Kdump recommendations for large servers

Latest response

Especially database servers nowadays reach memory sizes where full kernel dumps are not feasible.

Are there any recommendations, how to configure kernel dumps on such systems?

Even with dump level set to 31, kernel dumps could require a lot of space...

What is the maximum memory size, where kernel dumps should be setup?
Do you only set it up, when requested by Red Hat or do you activate it for all servers?

Responses

The usual recommendation from us here in support is "RAM +1%".

We have had some instances where -d31 stripped out pages we needed to diagnose, rendering the vmcore useless. After some internal discussion we decided that -d1 was the most reliable way to get a useful vmcore, which is why it's suggested on the kdump knowledgebase solution.

Note that you don't necessarily have to upload that whole vmcore to us. You could try reducing the size locally with makedumpfile, then upload the smaller core. If that works, goodo. If we need more pages, we can try to remove less (or no more) pages and get a bigger file.

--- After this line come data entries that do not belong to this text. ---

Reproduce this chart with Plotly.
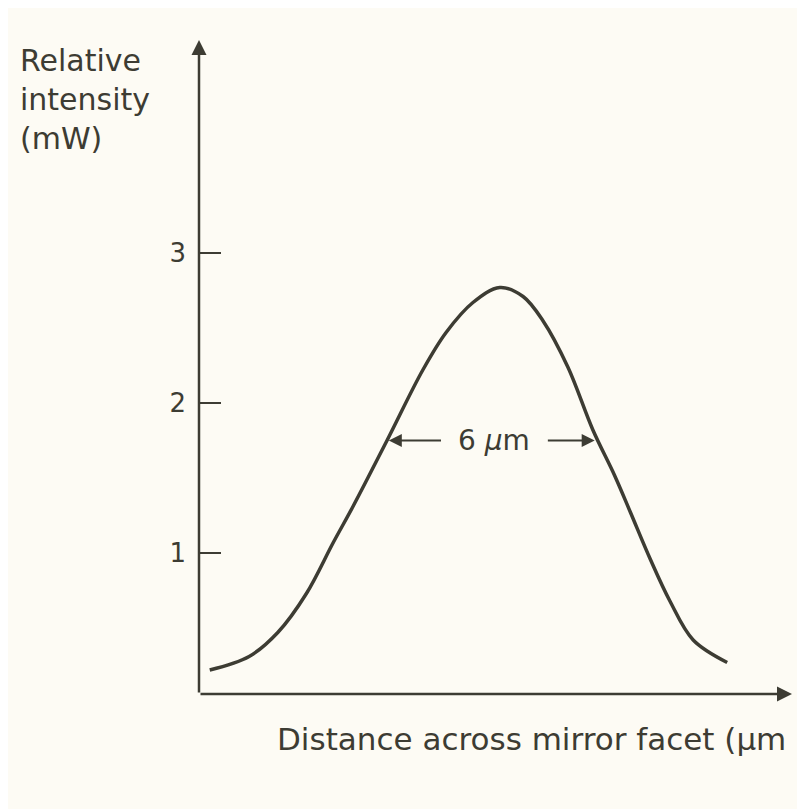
import plotly.graph_objects as go

# Data (distance in µm, intensity in mW)
x_um = [0.3, 1.4, 2.2, 3.0, 3.75, 4.3, 5.25, 6.25, 6.9, 7.65, 8.4, 9.05, 9.6,
        10.3, 11.0, 11.6, 12.05, 12.6, 13.15, 13.8, 14.75]
intensity_mw = [0.22, 0.31, 0.47, 0.73, 1.07, 1.31, 1.75, 2.22, 2.47, 2.67, 2.77,
                2.71, 2.55, 2.24, 1.82, 1.52, 1.27, 0.96, 0.68, 0.42, 0.27]
y_ticks = [1, 2, 3]
y_tick_labels = ["1", "2", "3"]
fwhm_left, fwhm_right, fwhm_level = 5.3, 11.05, 1.75
fwhm_label = "6 <i>µ</i>m"

X_RANGE = [0, 16.56]
Y_RANGE = [0.06, 4.42]
INK = "#3d3c33"
FONT = "DejaVu Sans, sans-serif"

fig = go.Figure()
fig.add_trace(go.Scatter(
    x=x_um, y=intensity_mw, mode="lines",
    line=dict(color=INK, width=3.5, shape="spline", smoothing=1.0),
    hoverinfo="skip", showlegend=False))

fig.update_layout(
    width=805, height=809,
    margin=dict(l=191, r=21, t=32, b=123, autoexpand=False),
    paper_bgcolor="#fdfbf4", plot_bgcolor="rgba(0,0,0,0)",
    font=dict(family=FONT, color=INK),
    showlegend=False,
    xaxis=dict(range=X_RANGE, showgrid=False, zeroline=False, showline=False,
               showticklabels=False, ticks="", automargin=False),
    yaxis=dict(range=Y_RANGE, showgrid=False, zeroline=False, showline=False,
               tickvals=y_ticks, ticktext=y_tick_labels, ticks="inside",
               ticklen=22, tickwidth=2, tickcolor=INK, ticklabelstandoff=12,
               automargin=False,
               tickfont=dict(size=26, color=INK, family=FONT)),
)

# Axes with arrow heads
fig.add_annotation(x=0, y=Y_RANGE[1], ax=0, ay=Y_RANGE[0], xref="x", yref="y",
                   axref="x", ayref="y", text="", showarrow=True,
                   arrowhead=2, arrowsize=1.2, arrowwidth=2.5, arrowcolor=INK)
fig.add_annotation(x=X_RANGE[1], y=Y_RANGE[0], ax=0, ay=Y_RANGE[0], xref="x",
                   yref="y", axref="x", ayref="y", text="", showarrow=True,
                   arrowhead=2, arrowsize=1.2, arrowwidth=2.5, arrowcolor=INK)

# FWHM annotation
fig.add_annotation(x=fwhm_left, y=fwhm_level, ax=6.8, ay=fwhm_level, xref="x",
                   yref="y", axref="x", ayref="y", text="", showarrow=True,
                   arrowhead=2, arrowsize=1.3, arrowwidth=2, arrowcolor=INK)
fig.add_annotation(x=fwhm_right, y=fwhm_level, ax=9.7, ay=fwhm_level, xref="x",
                   yref="y", axref="x", ayref="y", text="", showarrow=True,
                   arrowhead=2, arrowsize=1.3, arrowwidth=2, arrowcolor=INK)
fig.add_annotation(x=(6.8 + 9.7) / 2, y=fwhm_level, xref="x", yref="y",
                   text=fwhm_label, showarrow=False,
                   font=dict(size=28, color=INK, family=FONT))

# Axis titles
fig.add_annotation(x=0, y=1.0, xref="paper", yref="paper",
                   text="Relative<br>intensity<br>(mW)", showarrow=False,
                   xanchor="left", yanchor="top", align="left",
                   xshift=-181, yshift=-1,
                   font=dict(size=30, color=INK, family=FONT))
fig.add_annotation(x=0, y=0, xref="paper", yref="paper",
                   text="Distance across mirror facet (µm", showarrow=False,
                   xanchor="left", yanchor="top", xshift=76, yshift=-25,
                   font=dict(size=31, color=INK, family=FONT))

fig.write_html("out.html")
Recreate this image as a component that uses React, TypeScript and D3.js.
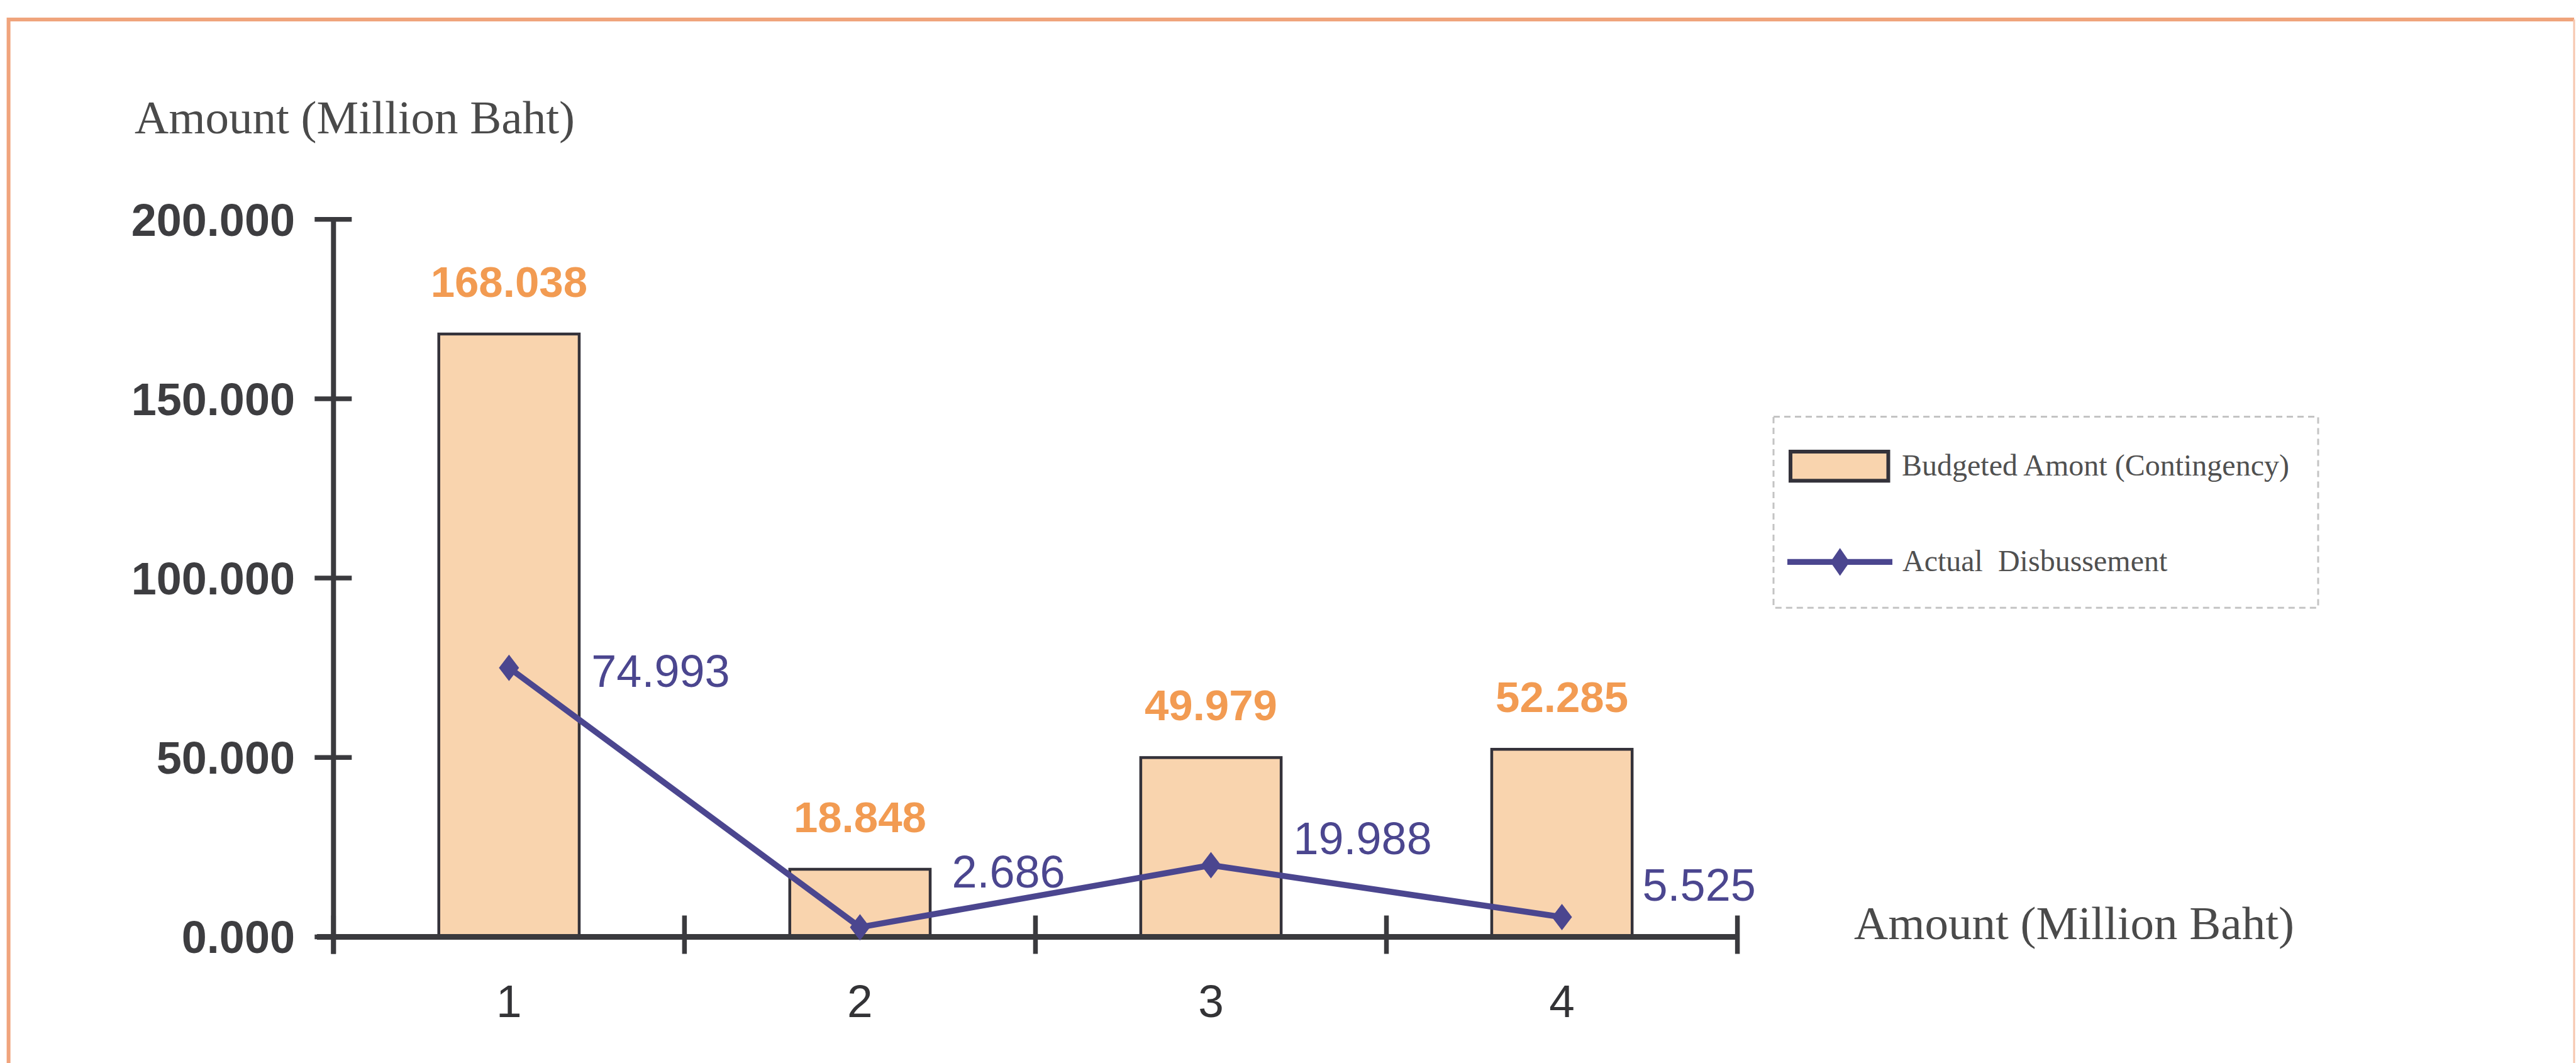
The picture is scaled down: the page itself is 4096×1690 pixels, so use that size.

Back to your original question. One option could be to size a large (say one or two terabyte) dump target, then use that dump target for a large number of systems. You're probably unlikely to have all your boxes panic at the same time, so while there's collectively many terabytes of RAM out there, any one system can use the dump target with room to spare.

I am very interested to see how others are dealing with this as well.